100 GB Storage space
512 MB Application Memory

These values have increased over time without an associated price increase. The CPUs on one server are quad-core 3.4 GHz Intel Xeon processors. The Linux-reported load values while this simulation occurred averaged about 2.6, a value typical for Webfaction servers.

Chart queries and sensor reading posts were executed from a separate server in the same server farm. By using a neighboring machine, data transmission times were minimal causing the experiment to measure server performance, not network performance.
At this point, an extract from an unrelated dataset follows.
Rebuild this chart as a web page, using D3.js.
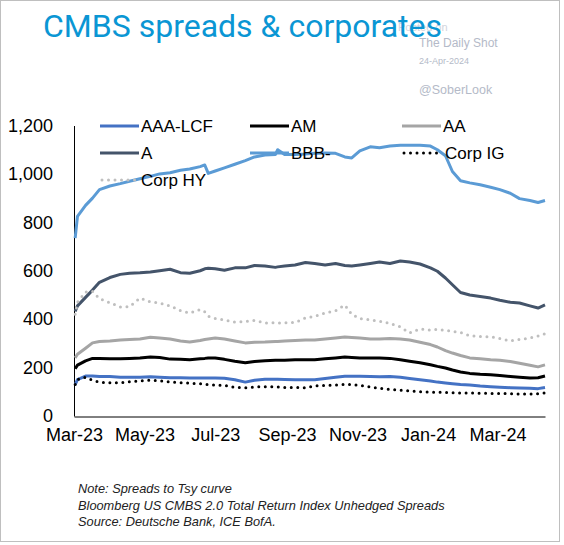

Methods for Increasing Performance

The results of this simulation indicate little need for increased performance. However, should additional performance be needed due to unforeseen circumstances or due to a shortcoming of this simulation, the next step would be to move the sensor reading database to a more capable database platform. Amazon, Google and others provide high power database services that could be utilized for storing sensor readings. The rest of the web server application could remain on Webfaction, but the sensor database would be moved to the more capable server. There is one code module, bmsapp/readingdb/bmsdata.py, that holds the routines to store and retrieve data from the database. The code in this module would need to be altered to access the new database system. Because the code already uses the standard SQL database language, code modifications should be minimal. It would also be helpful to move the code that accepts sensor readings and stores them in the database to the machine holding the database. The relevant functions that would need relocation are bmsapp/views.store_reading() and bmsapp/views.store_readings() and the bmsapp.storereads.py module.